====== Data supplied

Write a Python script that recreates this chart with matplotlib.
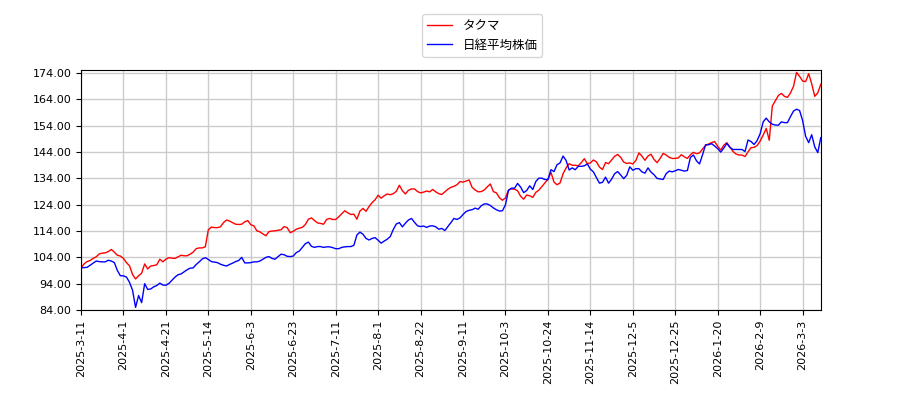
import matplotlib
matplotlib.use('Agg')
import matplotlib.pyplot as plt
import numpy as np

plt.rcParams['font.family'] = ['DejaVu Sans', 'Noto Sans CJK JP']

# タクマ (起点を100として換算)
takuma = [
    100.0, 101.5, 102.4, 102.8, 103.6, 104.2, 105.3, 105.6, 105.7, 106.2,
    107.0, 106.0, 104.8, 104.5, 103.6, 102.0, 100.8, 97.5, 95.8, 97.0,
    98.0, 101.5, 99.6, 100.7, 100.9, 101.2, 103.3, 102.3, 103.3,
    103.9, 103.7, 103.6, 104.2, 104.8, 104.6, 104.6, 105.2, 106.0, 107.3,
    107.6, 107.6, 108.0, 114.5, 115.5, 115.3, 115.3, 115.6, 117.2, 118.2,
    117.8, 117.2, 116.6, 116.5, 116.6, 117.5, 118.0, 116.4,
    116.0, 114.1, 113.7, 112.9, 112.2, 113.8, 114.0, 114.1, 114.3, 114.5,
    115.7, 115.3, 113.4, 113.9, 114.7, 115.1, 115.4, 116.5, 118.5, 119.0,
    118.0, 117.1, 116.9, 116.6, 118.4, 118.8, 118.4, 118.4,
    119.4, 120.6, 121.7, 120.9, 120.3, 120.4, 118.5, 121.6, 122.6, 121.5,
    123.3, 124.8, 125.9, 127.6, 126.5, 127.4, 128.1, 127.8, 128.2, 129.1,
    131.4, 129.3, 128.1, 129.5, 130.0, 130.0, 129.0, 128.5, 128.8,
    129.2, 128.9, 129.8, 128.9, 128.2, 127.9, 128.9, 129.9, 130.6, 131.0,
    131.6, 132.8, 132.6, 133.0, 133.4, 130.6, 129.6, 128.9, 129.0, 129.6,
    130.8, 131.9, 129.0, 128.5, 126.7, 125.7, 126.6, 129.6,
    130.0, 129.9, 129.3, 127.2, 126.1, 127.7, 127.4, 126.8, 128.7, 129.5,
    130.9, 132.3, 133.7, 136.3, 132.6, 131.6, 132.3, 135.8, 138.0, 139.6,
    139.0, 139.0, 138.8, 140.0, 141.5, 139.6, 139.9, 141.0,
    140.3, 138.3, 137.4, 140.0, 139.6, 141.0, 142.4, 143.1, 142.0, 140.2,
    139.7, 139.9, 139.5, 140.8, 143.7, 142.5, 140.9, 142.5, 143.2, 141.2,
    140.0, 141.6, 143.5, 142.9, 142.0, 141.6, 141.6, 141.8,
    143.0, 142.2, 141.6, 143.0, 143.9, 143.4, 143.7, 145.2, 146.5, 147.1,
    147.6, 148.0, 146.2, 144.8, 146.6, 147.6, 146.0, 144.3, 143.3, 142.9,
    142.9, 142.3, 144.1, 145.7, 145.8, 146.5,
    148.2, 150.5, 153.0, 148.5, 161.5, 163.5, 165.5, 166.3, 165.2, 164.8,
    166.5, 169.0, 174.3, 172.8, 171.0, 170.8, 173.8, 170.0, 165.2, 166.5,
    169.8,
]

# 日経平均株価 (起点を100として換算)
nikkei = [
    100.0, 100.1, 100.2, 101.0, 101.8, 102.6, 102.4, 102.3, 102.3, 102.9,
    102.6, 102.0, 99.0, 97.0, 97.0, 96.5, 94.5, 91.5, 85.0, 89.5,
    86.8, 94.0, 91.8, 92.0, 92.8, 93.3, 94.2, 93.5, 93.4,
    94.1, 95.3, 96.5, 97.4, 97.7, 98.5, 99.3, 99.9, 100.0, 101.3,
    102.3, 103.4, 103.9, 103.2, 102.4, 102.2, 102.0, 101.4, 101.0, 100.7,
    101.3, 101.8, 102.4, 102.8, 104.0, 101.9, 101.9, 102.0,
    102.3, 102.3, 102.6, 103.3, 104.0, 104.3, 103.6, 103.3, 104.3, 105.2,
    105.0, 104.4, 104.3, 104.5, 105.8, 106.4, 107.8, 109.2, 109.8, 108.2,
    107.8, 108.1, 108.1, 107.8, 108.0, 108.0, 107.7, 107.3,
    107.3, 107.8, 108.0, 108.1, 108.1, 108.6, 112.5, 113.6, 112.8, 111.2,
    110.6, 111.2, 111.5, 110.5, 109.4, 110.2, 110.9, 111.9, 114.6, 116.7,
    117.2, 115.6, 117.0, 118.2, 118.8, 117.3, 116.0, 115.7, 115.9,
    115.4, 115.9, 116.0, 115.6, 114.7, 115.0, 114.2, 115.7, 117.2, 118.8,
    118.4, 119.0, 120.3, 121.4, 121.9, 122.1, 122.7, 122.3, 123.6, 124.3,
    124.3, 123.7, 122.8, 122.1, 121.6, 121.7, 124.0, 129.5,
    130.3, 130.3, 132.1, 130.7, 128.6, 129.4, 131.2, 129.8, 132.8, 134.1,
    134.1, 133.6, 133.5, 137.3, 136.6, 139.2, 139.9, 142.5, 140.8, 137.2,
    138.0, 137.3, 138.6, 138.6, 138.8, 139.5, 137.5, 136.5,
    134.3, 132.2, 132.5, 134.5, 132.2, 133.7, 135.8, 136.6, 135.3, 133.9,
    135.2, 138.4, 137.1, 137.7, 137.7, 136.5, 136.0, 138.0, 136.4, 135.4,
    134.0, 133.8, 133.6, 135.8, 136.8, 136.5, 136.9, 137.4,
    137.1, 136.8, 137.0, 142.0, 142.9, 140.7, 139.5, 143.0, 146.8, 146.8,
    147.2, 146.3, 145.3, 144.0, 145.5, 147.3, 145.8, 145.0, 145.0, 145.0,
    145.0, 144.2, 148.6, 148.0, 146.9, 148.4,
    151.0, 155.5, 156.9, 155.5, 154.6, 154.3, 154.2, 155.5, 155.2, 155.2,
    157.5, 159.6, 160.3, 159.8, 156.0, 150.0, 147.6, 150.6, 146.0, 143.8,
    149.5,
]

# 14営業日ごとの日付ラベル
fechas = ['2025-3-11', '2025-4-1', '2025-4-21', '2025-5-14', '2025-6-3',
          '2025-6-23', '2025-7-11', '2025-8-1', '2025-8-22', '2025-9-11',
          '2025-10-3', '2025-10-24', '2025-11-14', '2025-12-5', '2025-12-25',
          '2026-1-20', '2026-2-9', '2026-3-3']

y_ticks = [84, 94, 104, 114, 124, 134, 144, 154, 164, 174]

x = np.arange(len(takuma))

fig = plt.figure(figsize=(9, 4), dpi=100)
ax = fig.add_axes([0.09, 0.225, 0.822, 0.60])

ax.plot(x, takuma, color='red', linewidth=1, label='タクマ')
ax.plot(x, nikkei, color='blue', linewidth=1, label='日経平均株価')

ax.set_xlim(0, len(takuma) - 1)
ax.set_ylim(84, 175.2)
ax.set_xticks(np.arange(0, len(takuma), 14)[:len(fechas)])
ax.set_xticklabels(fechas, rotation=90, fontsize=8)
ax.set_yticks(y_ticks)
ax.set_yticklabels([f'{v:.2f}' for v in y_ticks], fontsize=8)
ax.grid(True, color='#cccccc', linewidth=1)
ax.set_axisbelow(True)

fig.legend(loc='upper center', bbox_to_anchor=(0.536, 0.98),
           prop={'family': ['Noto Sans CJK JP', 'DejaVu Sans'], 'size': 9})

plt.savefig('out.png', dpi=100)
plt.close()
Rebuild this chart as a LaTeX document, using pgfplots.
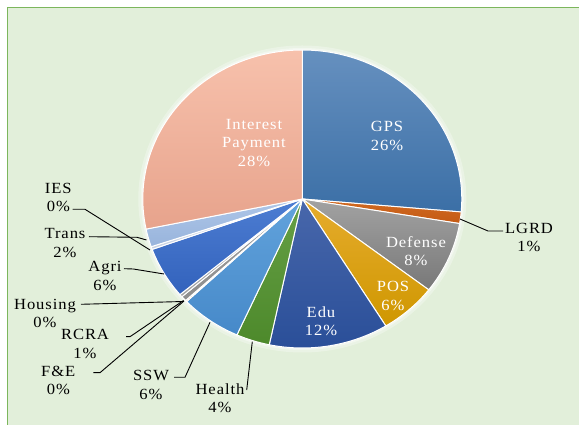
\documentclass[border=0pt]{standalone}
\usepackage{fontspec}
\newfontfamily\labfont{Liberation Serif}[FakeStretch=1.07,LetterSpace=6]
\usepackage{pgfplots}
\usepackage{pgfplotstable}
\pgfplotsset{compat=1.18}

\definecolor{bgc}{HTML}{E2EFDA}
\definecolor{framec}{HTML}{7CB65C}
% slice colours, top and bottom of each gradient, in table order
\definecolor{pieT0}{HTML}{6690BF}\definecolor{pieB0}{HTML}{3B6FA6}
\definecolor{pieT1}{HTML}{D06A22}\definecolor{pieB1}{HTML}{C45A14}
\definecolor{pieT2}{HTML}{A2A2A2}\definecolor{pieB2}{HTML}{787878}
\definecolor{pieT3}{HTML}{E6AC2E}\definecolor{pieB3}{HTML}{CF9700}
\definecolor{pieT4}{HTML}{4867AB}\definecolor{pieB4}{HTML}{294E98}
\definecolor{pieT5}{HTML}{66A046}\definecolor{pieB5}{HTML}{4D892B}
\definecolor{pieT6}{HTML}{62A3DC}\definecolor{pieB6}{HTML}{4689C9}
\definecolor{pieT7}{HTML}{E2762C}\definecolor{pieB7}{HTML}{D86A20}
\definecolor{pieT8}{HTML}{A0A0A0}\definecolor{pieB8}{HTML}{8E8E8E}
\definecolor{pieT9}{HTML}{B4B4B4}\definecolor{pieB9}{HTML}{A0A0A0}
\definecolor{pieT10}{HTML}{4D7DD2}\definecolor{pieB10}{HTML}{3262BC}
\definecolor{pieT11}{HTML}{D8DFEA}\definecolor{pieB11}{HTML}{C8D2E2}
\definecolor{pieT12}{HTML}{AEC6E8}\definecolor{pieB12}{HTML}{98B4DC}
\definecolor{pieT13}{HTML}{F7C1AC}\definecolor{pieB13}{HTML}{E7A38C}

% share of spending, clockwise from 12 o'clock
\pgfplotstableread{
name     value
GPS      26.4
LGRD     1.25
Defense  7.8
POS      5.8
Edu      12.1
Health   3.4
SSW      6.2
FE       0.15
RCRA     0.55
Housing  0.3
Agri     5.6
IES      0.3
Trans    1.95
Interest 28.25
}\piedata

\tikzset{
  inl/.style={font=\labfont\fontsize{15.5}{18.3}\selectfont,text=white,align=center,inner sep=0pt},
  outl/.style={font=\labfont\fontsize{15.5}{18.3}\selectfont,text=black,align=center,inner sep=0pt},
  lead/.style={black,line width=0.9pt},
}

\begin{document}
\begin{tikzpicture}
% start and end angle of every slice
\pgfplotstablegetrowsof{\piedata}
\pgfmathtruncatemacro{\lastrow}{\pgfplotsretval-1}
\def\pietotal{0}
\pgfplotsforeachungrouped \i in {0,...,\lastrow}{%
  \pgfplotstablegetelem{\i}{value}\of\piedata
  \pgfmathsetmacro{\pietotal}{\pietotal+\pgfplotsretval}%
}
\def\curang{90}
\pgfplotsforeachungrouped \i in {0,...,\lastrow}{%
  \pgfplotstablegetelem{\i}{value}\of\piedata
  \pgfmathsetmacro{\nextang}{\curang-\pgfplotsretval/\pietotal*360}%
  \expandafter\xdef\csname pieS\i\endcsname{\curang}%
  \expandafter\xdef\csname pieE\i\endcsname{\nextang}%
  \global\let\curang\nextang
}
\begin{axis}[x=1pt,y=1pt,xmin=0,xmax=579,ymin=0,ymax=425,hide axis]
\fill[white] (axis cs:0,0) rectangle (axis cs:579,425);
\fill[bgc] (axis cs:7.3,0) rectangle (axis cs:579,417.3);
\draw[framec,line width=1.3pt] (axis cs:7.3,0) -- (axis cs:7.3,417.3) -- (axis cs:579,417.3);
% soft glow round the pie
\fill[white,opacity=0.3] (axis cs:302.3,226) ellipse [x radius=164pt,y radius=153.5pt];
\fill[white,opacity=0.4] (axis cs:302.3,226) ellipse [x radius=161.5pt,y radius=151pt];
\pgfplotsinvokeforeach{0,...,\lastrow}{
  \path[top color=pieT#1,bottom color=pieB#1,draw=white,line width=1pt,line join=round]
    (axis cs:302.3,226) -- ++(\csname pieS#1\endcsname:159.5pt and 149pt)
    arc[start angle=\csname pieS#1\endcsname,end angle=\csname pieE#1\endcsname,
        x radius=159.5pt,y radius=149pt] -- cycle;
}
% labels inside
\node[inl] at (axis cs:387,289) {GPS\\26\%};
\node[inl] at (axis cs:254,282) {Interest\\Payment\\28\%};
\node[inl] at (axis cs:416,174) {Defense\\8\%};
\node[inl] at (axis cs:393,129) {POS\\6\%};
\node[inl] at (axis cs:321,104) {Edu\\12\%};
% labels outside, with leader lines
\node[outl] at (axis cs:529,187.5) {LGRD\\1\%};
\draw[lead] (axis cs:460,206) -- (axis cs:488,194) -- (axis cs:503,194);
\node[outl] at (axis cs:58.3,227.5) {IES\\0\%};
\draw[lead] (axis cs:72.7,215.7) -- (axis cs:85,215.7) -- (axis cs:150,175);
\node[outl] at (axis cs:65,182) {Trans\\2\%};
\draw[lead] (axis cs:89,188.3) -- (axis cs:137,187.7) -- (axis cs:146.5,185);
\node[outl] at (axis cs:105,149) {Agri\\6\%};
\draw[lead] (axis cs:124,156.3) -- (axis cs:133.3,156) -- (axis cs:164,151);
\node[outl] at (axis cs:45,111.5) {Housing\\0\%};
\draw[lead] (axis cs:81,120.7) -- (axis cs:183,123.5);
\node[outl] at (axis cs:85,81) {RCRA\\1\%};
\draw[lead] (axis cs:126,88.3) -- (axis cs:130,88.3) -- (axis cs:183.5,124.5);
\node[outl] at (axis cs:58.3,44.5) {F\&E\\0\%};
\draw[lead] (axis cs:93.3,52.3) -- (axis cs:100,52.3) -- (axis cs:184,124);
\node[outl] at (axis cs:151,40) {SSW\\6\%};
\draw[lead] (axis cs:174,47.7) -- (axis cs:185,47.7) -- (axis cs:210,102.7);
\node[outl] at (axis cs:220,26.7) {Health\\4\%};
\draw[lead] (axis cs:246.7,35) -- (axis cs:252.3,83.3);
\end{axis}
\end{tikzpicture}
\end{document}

============

▶ What is required
Starting at the top of the listing above, reproduce each line up to and including the one with "plt.rcParams['font.family'] = ['DejaVu"; omit the pictures.

▶ The output
Write a Python script that recreates this chart with matplotlib.
import matplotlib
matplotlib.use('Agg')
import matplotlib.pyplot as plt
import numpy as np

plt.rcParams['font.family'] = ['DejaVu Sans', 'Noto Sans CJK JP']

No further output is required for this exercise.